Monter en épingle une «xénophobie» qui caractériserait l’intégralité des classes populaires, et elles seules, permet évidemment de les abandonner à leur sort en toute bonne conscience : pourquoi se soucier encore des problèmes de ces gens, puisqu’ils sont le problème ? Le procédé rappelle l’accusation d’antisémitisme proférée à l’encontre des descendants d’immigrés maghrébins. Ceux qui osent protester contre ce racisme larvé – mépris de classe dans un cas, islamophobie dans l’autre – se voient accuser d’«angélisme» et d’idéalisation gauchisante des «damnés de la terre». L’accusation de racisme est d’autant plus malhonnête que le Front national, loin de constituer un «microclimat» raciste au sein du paysage politique français, a contaminé l’ensemble de la société : «On mesure mal la levée de la censure qu’a permis son émergence, souligne Annie Collovald.

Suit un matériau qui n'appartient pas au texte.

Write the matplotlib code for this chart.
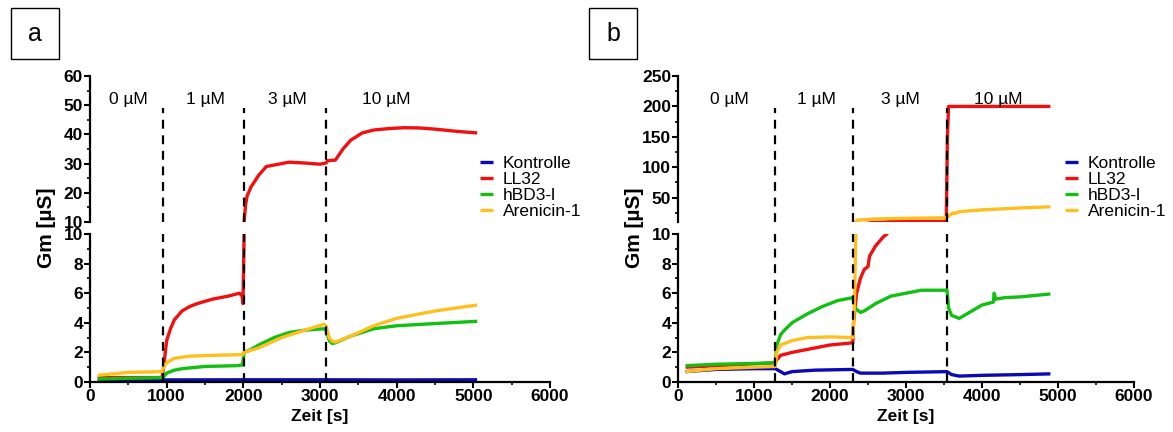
import matplotlib.pyplot as plt
from matplotlib.patches import Rectangle
from matplotlib.ticker import MultipleLocator, FixedLocator

plt.rcParams['font.family'] = ['Liberation Sans', 'DejaVu Sans']
plt.rcParams['font.size'] = 12.5

labels = ["Kontrolle", "LL32", "hBD3-l", "Arenicin-1"]
colors = ["#0a0ab4", "#f01010", "#12c012", "#ffbf1f"]
conc_labels = ["0 µM", "1 µM", "3 µM", "10 µM"]

# ---- panel a ----
a_steps = [950, 2010, 3080]
a_label_x = [500, 1500, 2580, 3865]

a_ctrl_x = [100, 500, 950, 1000, 2000, 3000, 4000, 5050]
a_ctrl_y = [0.15, 0.15, 0.15, 0.14, 0.15, 0.15, 0.14, 0.15]

a_ll32_x = [100, 500, 940, 960, 1000, 1050, 1100, 1200, 1300, 1400, 1600, 1800, 1950, 1985, 1995,
            2010, 2030, 2050, 2100, 2200, 2300, 2500, 2600, 2800, 3000, 3080, 3100, 3200, 3300,
            3400, 3550, 3700, 3900, 4100, 4300, 4500, 4800, 5050]
a_ll32_y = [0.3, 0.3, 0.3, 1.0, 2.8, 3.6, 4.2, 4.8, 5.1, 5.3, 5.6, 5.8, 6.0, 5.8, 5.3,
            10.0, 16.0, 19.0, 22.0, 26.0, 29.0, 30.0, 30.5, 30.2, 29.8, 30.2, 31.0, 31.2, 35.0,
            38.0, 40.5, 41.5, 42.0, 42.3, 42.2, 41.8, 41.0, 40.5]

a_hbd_x = [100, 500, 940, 960, 1000, 1100, 1200, 1500, 1900, 1990, 2010, 2100, 2200, 2400,
           2600, 2800, 3050, 3080, 3120, 3160, 3200, 3400, 3700, 4000, 4500, 5050]
a_hbd_y = [0.2, 0.25, 0.3, 0.35, 0.6, 0.8, 0.9, 1.05, 1.1, 1.15, 2.0, 2.2, 2.5, 3.0,
           3.35, 3.5, 3.6, 3.5, 2.8, 2.6, 2.65, 3.1, 3.6, 3.8, 3.95, 4.1]

a_are_x = [100, 300, 500, 940, 960, 1000, 1100, 1300, 1600, 1990, 2010, 2200, 2500, 2800,
           3050, 3080, 3120, 3160, 3200, 3400, 3700, 4000, 4500, 5050]
a_are_y = [0.45, 0.55, 0.65, 0.7, 1.0, 1.3, 1.6, 1.75, 1.8, 1.85, 2.0, 2.3, 3.0, 3.5,
           3.9, 3.8, 3.0, 2.75, 2.7, 3.1, 3.8, 4.3, 4.8, 5.2]

# ---- panel b ----
b_steps = [1280, 2300, 3540]
b_label_x = [670, 1817, 2930, 4213]

b_ctrl_x = [100, 500, 1000, 1280, 1350, 1400, 1500, 1800, 2300, 2350, 2400, 2700, 3000, 3540,
            3600, 3700, 4000, 4500, 4900]
b_ctrl_y = [0.7, 0.85, 0.9, 0.9, 0.7, 0.55, 0.7, 0.8, 0.85, 0.7, 0.6, 0.6, 0.65, 0.7,
            0.5, 0.4, 0.45, 0.5, 0.55]

b_ll32_x = [100, 500, 1280, 1300, 1350, 1500, 1800, 2000, 2300, 2310, 2350, 2400, 2450, 2500,
            2520, 2600, 2700, 2750, 2760, 3000, 3530, 3545, 3560, 4000, 4500, 4900]
b_ll32_y = [1.0, 1.1, 1.3, 1.5, 1.8, 2.0, 2.3, 2.5, 2.65, 4.0, 6.0, 7.0, 7.6, 7.8,
            8.5, 9.2, 9.8, 10.0, 11.0, 11.0, 11.0, 150.0, 200.0, 200.0, 200.0, 200.0]

b_hbd_x = [100, 500, 1000, 1280, 1300, 1350, 1400, 1500, 1700, 1900, 2100, 2300, 2330, 2400,
           2450, 2600, 2800, 3000, 3200, 3540, 3560, 3600, 3700, 3800, 3900, 4000, 4150, 4160,
           4180, 4300, 4500, 4900]
b_hbd_y = [1.1, 1.2, 1.25, 1.3, 2.5, 3.2, 3.5, 4.0, 4.6, 5.1, 5.5, 5.7, 5.0, 4.7,
           4.8, 5.3, 5.8, 6.0, 6.2, 6.2, 5.0, 4.5, 4.3, 4.6, 4.9, 5.2, 5.4, 6.0,
           5.6, 5.7, 5.75, 5.95]

b_are_x = [100, 500, 1000, 1280, 1300, 1350, 1500, 1700, 2000, 2300, 2320, 2340, 2350, 2600,
           3000, 3540, 3560, 3620, 3650, 3700, 4000, 4500, 4900]
b_are_y = [0.7, 0.9, 1.0, 1.05, 2.0, 2.5, 2.8, 3.0, 3.05, 3.0, 5.0, 10.0, 13.0, 15.0,
           16.0, 17.0, 20.0, 25.0, 24.0, 27.0, 30.0, 33.0, 35.0]

fig = plt.figure(figsize=(11.73, 4.32), dpi=100)
W, H = 1173, 432


def fx(px):
    return px / W


def fy(py):
    return 1 - py / H


def panel(left, right, top_lim, top_major, top_minor, vtop, label_y, series, steps, label_x, tag, tag_x, leg_x):
    ax_t = fig.add_axes([fx(left), fy(222), fx(right - left), fy(76) - fy(222)])
    ax_b = fig.add_axes([fx(left), fy(382), fx(right - left), fy(234) - fy(382)])

    for (xs, ys), c, lab in zip(series, colors, labels):
        ax_b.plot(xs, ys, color=c, lw=2.4, label=lab, solid_capstyle='butt')
        ax_t.plot(xs, ys, color=c, lw=2.4, solid_capstyle='butt')

    ax_b.vlines(steps, 0, 10, colors='black', linestyles=(0, (4, 3)), lw=1.6, zorder=5)
    ax_t.vlines(steps, 10, vtop, colors='black', linestyles=(0, (4, 3)), lw=1.6, zorder=5)

    ax_b.set_xlim(0, 6000)
    ax_b.set_ylim(0, 10)
    ax_t.set_xlim(0, 6000)
    ax_t.set_ylim(*top_lim)

    ax_b.xaxis.set_major_locator(MultipleLocator(1000))
    ax_b.xaxis.set_minor_locator(MultipleLocator(500))
    ax_b.yaxis.set_major_locator(MultipleLocator(2))
    ax_b.yaxis.set_minor_locator(MultipleLocator(1))
    ax_t.yaxis.set_major_locator(FixedLocator(top_major))
    ax_t.yaxis.set_minor_locator(MultipleLocator(top_minor))

    for ax in (ax_b, ax_t):
        ax.patch.set_alpha(0)
        for s in ("top", "right"):
            ax.spines[s].set_visible(False)
        ax.spines["left"].set_linewidth(1.6)
        ax.spines["bottom"].set_linewidth(1.6)
        ax.tick_params(which='major', length=4, width=1.5, labelsize=12.5, pad=1)
        ax.tick_params(which='minor', length=2.5, width=1.2)
        for t in ax.get_xticklabels() + ax.get_yticklabels():
            t.set_fontweight('bold')
    ax_t.spines["bottom"].set_visible(False)
    ax_t.tick_params(axis='x', which='both', bottom=False, labelbottom=False)

    for lx, txt in zip(label_x, conc_labels):
        ax_t.text(lx, label_y, txt, ha='center', va='center', fontsize=12.5)

    ax_b.set_xlabel("Zeit [s]", fontsize=12.5, fontweight='bold', labelpad=4)

    fig.text(fx(left - 44), fy(228), "Gm [µS]", rotation=90, ha='center', va='center',
             fontsize=15, fontweight='bold')

    h, l = ax_b.get_legend_handles_labels()
    fig.legend(h, l, loc='upper left', bbox_to_anchor=(fx(leg_x), fy(156)), frameon=False,
               handlelength=0.75, handletextpad=0.55, labelspacing=0.05, borderpad=0,
               borderaxespad=0, fontsize=12.5)

    fig.patches.append(Rectangle((fx(tag_x), fy(59)), fx(48), fy(8) - fy(59), transform=fig.transFigure,
                                 fill=False, lw=1.0, edgecolor='black'))
    fig.text(fx(tag_x + 24), fy(34), tag, ha='center', va='center', fontsize=18)


panel(90, 550, (10, 60), [10, 20, 30, 40, 50, 60], 5, 49, 52,
      [(a_ctrl_x, a_ctrl_y), (a_ll32_x, a_ll32_y), (a_hbd_x, a_hbd_y), (a_are_x, a_are_y)],
      a_steps, a_label_x, "a", 11, 480)
panel(678, 1134, (10, 250), [50, 100, 150, 200, 250], 25, 197, 212,
      [(b_ctrl_x, b_ctrl_y), (b_ll32_x, b_ll32_y), (b_hbd_x, b_hbd_y), (b_are_x, b_are_y)],
      b_steps, b_label_x, "b", 589, 1065)

fig.savefig("out.png", dpi=100)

Des discours sur l’immigration, sur l’islam, sur l’insécurité, qui auraient été inacceptables dans les années 1970, sont aujourd’hui des lieux communs.» Dans son livre, elle cite un sondage Sofres de 1971 portant sur les représentations que les enquêtés se font des étrangers: «Il y a actuellement en France de nombreux travailleurs étrangers; ils occupent souvent des emplois pénibles. Pensez-vous que la France fait un effort suffisant ou insuffisant pour leur permettre de se loger, leur donner une formation, les accueillir avec hospitalité, leur donner des salaires convenables ?» A comparer avec cette question d’une enquête d’opinion contemporaine : «Est-il normal que les immigrés aient accès gratuitement à l’école, touchent des allocations familiales quand ils perdent leur emploi, aient des mosquées pour pratiquer leur religion?»
«De cause à défendre, le peuple est devenu un problème à résoudre, résume-t-elle. Sans l’avouer, les dirigeants misaient sur l’hypothèse que les victimes du libéralisme se réfugieraient dans l’abstention. Aussi, quand l’électorat populaire se remobilise, comme cela a été le cas le 29 mai, on se plaint qu’il vote mal, qu’il ne sait pas ce qu’il fait…» Tout cela lui rappelle la théorie conservatrice de «l’ingouvernabilité» des démocraties quand elles sont «soumises à une surcharge de demandes populaires», développée en 1975 aux Etats-Unis par Michel Crozier, Samuel Huntington et Joji Watanuki: «Leur rapport, rédigé pour la Commission trilatérale, un think tank libéral, soulignait la fragilité des sociétés occidentales, et proposait de limiter les «excès de démocratie» – droits syndicaux, droit de grève, liberté de la presse, etc. – pour empêcher l’effondrement du système libéral. De même, aujourd’hui, en France, Yves Mény affirme que, si le FN représente un danger, c’est parce qu’il serait «trop» démocratique…» Les accusations de «populisme», après avoir longtemps avancé masquées derrière leur opposition à un parti – le FN – lui-même antidémocratique, commencent à apparaître pour ce qu’elles sont : une tentation autoritaire.